The final thing I tried was seeing how the mapping rate changed as I altered --minScoreFraction, which is the salmon parameter that determines the alignment score that a read must achieve in order to be mapped validly. The default is 0.65. This means that the read cannot have a score < 0.65 * the maximum achievable score for the read given it's length. In the case of a 21bp read, the best score would be a score of 42, so a read must obtain a score >= 27 in order to be mapped. This is already a pretty poor mapping, but I reduced it even more to 0.3 (so any read with a score > 12 would pass). This led to a mapping rate of ~46%. However, at this point, I'm not sure I would be confident in such mappings. For example, the situation here would be a 21bp read with multiple mismatches and, much of the time, one or more indels.

So, my conclusion, at least on this sample, is that the main issue is data quality. Trimming the reads and indexing with a smaller k can lead to a mapping rate ~16%, and then allowing really bad alignments can take it up to ~45% (and even more — when I set --minScoreFraction to 0.1, I get a mapping rate of 57%). But the level of confidence that one might derive from poorly-aligned 21bp reads is (and probably should be) quite low. I can't say, of course, that this is the situation with the other samples, as I've not looked at them. However, for this sample, and likely for some or all of the others, there is likely a data quality issue. So, perhaps the first order of business should be thinking about what level of data quality is worth trying to extract a signal from, and where the line is to determine if a sample is worth the trouble.

lauraht commented 4 years ago

Hi Rob,

You actually did a very thorough investigation on this dataset for me!

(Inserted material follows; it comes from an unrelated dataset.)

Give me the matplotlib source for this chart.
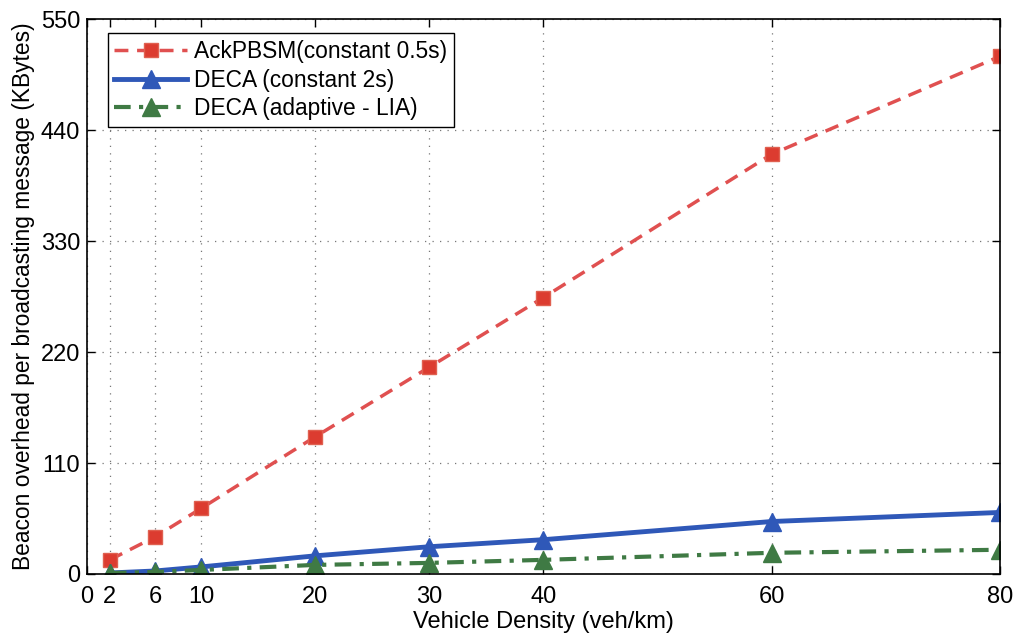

I greatly appreciate it!

From what you found out, it looks like salmon’s mapping rate (with default parameters) could be a quite reasonable indicator of the dataset’s quality. This is very helpful information.

Thank you so much again for your time and help!

rob-p commented 4 years ago

Hi @lauraht,

From what you found out, it looks like salmon’s mapping rate (with default parameters) could be a quite reasonable indicator of the dataset’s quality.

Yes, I think so too. The one small modification I might put here is "salmon’s mapping rate (with default parameters, and after trimming)". Otherwise, I think this makes sense, as salmon's alignment procedure will try quite hard to find a suitable alignment for the read if one exists.

If there's no objection, I'll close this issue as I think the main question has been resolved. However, if you have a related question, or run into something else, please feel free to open up a new issue.